A Glance of Chinese Performing Arts
A Glance of Chinese Performing Arts is a lovely performance showing at the Tarragon Main Theatre during this year’s Fringe festival. It boasts a larger cast than other dance shows, and certainly a larger age range! Although not accurately documented, the performers are of all ages from about 6 to 26. Clearly a family and community event, the excitement and animation on the faces of all the dancers is wonderful to see and experience. As a group of girls trouped offstage on a Saturday afternoon, the audience received a jovial tongue-out funny face from one excited dancer.
The show opens with a spectacular act, a duet of two women that envelops the entire stage. Their performance involves dancing with long strips of pastel silks and creating the most gorgeous and fluid shapes in the air and with their bodies. Picture in your mind rhythmic gymnastic ribbons, but add grace, class, beauty, and a little bit of magic. These women enthralled me with the shapes they make, manipulating the air, the fabric, and the negative space they create. Spirals, circles, and more shapes than I have names for appear only for a moment and are moved and remodeled into something new. The ribbons are an extension of their bodies, creating enormous figures onstage that are able to delicately sidestep each other and find perfect unison.

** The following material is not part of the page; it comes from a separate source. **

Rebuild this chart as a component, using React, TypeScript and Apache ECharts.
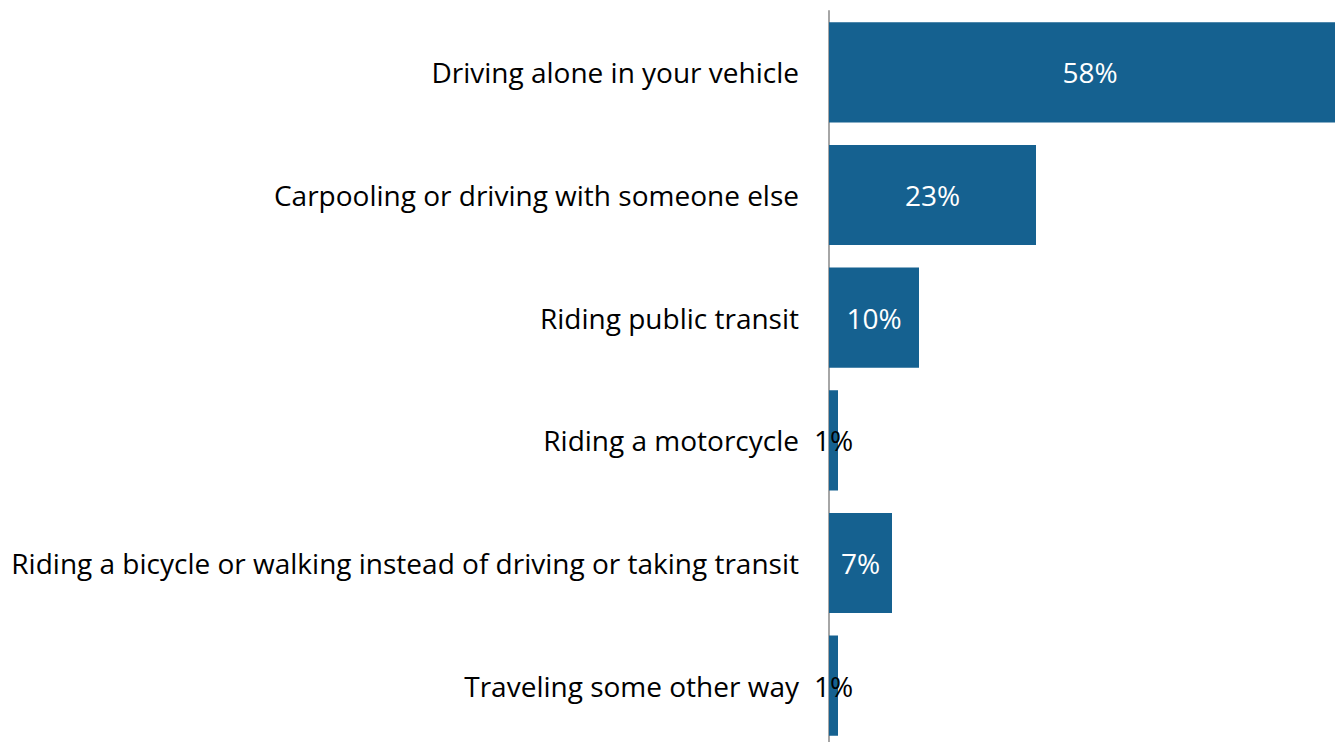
import React, { useEffect, useRef } from "react";
import * as echarts from "echarts";

const categories = [
  "Driving alone in your vehicle",
  "Carpooling or driving with someone else",
  "Riding public transit",
  "Riding a motorcycle",
  "Riding a bicycle or walking instead of driving or taking transit",
  "Traveling some other way",
];
const values = [58, 23, 10, 1, 7, 1];

const FONT = "'Open Sans', sans-serif";
const BAR = "#156190";

export default function App() {
  const ref = useRef<HTMLDivElement>(null);
  useEffect(() => {
    if (!ref.current) return;
    const chart = echarts.init(ref.current, undefined, { renderer: "svg" });
    chart.setOption({
      animation: false,
      backgroundColor: "#ffffff",
      grid: { left: 829, width: 540, top: 11, height: 736, containLabel: false },
      xAxis: { type: "value", min: 0, max: 60, show: false },
      yAxis: {
        type: "category",
        data: categories,
        inverse: true,
        axisTick: { show: false },
        axisLine: { show: true, lineStyle: { color: "#a6a6a6", width: 2 } },
        axisLabel: { margin: 30, color: "#000000", fontSize: 28, fontFamily: FONT },
      },
      series: [
        {
          type: "bar",
          data: values.map((v) => ({
            value: v,
            label: { color: v < 3 ? "#000000" : "#ffffff" },
          })),
          barCategoryGap: "18.4%",
          itemStyle: { color: BAR },
          clip: false,
          label: {
            show: true,
            position: "inside",
            formatter: "{c}%",
            fontSize: 28,
            fontFamily: FONT,
          },
        },
      ],
    });
    return () => chart.dispose();
  }, []);
  return (
    <div
      ref={ref}
      style={{ position: "fixed", left: 0, top: 0, width: 1369, height: 750 }}
    />
  );
}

For the rest of the show, an interesting historical journey is presented, with different national dances from a selection of diverse Chinese ethnic and indigenous groups. Having studied some central European national dances, I was interested to see something entirely new to me. However, much of the information gets lost as the narrator for each piece speaks from backstage and is often drowned out by the music. I felt privy to almost a private performance, as if I was viewing the final dance recital of a small dance school, such as the one I attended throughout my childhood. Some dancers shine and some fumble in the most endearing way, but every performer and parent is pleased and proud by the conclusion.
Interspersed throughout the cultural dances of the younger children are numbers featuring the two performers from the opening act. Manipulation of fabric in a beautiful and artistic way develops as a trend, with silken fans that wave like water and open like flowers. The aesthetic beauty of the Chinese performing arts is evident, as is a cultural pride. By not being a parent or family friend of a performer, I did feel a little out of place in such a community event, but I was pleased to have taken part and, as always, see the blossoming love and talent that moves hand in hand with every budding dancer.